* _WRITTEN EXERCISE_
Write out the entire listing below exactly as it appears, minus any pictures.

:: SUPPLIED MATERIAL ::

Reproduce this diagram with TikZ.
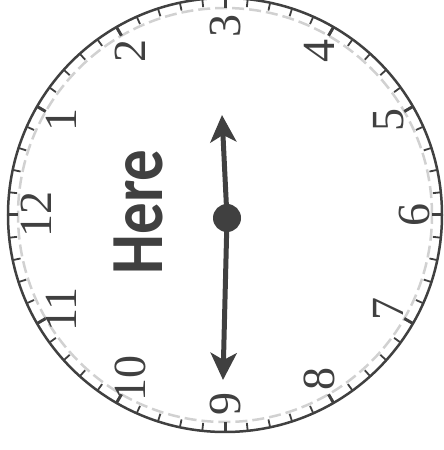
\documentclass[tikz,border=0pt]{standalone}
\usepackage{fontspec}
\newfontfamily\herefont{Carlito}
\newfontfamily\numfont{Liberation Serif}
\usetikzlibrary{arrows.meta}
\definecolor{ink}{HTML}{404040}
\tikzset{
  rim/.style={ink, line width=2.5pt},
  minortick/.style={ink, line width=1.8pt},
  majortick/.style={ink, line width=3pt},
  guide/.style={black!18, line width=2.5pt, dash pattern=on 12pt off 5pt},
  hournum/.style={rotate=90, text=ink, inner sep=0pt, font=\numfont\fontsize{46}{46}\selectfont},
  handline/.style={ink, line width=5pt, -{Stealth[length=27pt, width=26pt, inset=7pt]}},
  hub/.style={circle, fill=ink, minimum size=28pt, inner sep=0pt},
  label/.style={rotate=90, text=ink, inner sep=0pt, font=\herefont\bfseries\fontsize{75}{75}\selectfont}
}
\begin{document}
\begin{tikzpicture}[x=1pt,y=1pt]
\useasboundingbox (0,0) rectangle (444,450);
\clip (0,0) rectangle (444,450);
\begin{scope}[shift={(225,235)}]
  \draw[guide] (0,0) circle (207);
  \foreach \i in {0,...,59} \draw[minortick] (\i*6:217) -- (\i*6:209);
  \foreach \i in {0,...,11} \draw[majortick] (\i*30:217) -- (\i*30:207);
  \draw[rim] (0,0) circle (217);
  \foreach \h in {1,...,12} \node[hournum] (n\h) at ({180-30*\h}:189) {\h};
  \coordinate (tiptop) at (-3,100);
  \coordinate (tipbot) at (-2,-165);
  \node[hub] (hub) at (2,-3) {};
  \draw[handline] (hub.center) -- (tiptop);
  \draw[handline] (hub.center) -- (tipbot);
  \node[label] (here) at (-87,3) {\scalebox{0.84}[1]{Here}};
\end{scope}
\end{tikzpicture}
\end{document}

:::

* _SOLUTION FOR THIS TASK_
Reproduce this diagram with TikZ.
\documentclass[tikz,border=0pt]{standalone}
\usepackage{fontspec}
\newfontfamily\herefont{Carlito}
\newfontfamily\numfont{Liberation Serif}
\usetikzlibrary{arrows.meta}
\definecolor{ink}{HTML}{404040}
\tikzset{
  rim/.style={ink, line width=2.5pt},
  minortick/.style={ink, line width=1.8pt},
  majortick/.style={ink, line width=3pt},
  guide/.style={black!18, line width=2.5pt, dash pattern=on 12pt off 5pt},
  hournum/.style={rotate=90, text=ink, inner sep=0pt, font=\numfont\fontsize{46}{46}\selectfont},
  handline/.style={ink, line width=5pt, -{Stealth[length=27pt, width=26pt, inset=7pt]}},
  hub/.style={circle, fill=ink, minimum size=28pt, inner sep=0pt},
  label/.style={rotate=90, text=ink, inner sep=0pt, font=\herefont\bfseries\fontsize{75}{75}\selectfont}
}
\begin{document}
\begin{tikzpicture}[x=1pt,y=1pt]
\useasboundingbox (0,0) rectangle (444,450);
\clip (0,0) rectangle (444,450);
\begin{scope}[shift={(225,235)}]
  \draw[guide] (0,0) circle (207);
  \foreach \i in {0,...,59} \draw[minortick] (\i*6:217) -- (\i*6:209);
  \foreach \i in {0,...,11} \draw[majortick] (\i*30:217) -- (\i*30:207);
  \draw[rim] (0,0) circle (217);
  \foreach \h in {1,...,12} \node[hournum] (n\h) at ({180-30*\h}:189) {\h};
  \coordinate (tiptop) at (-3,100);
  \coordinate (tipbot) at (-2,-165);
  \node[hub] (hub) at (2,-3) {};
  \draw[handline] (hub.center) -- (tiptop);
  \draw[handline] (hub.center) -- (tipbot);
  \node[label] (here) at (-87,3) {\scalebox{0.84}[1]{Here}};
\end{scope}
\end{tikzpicture}
\end{document}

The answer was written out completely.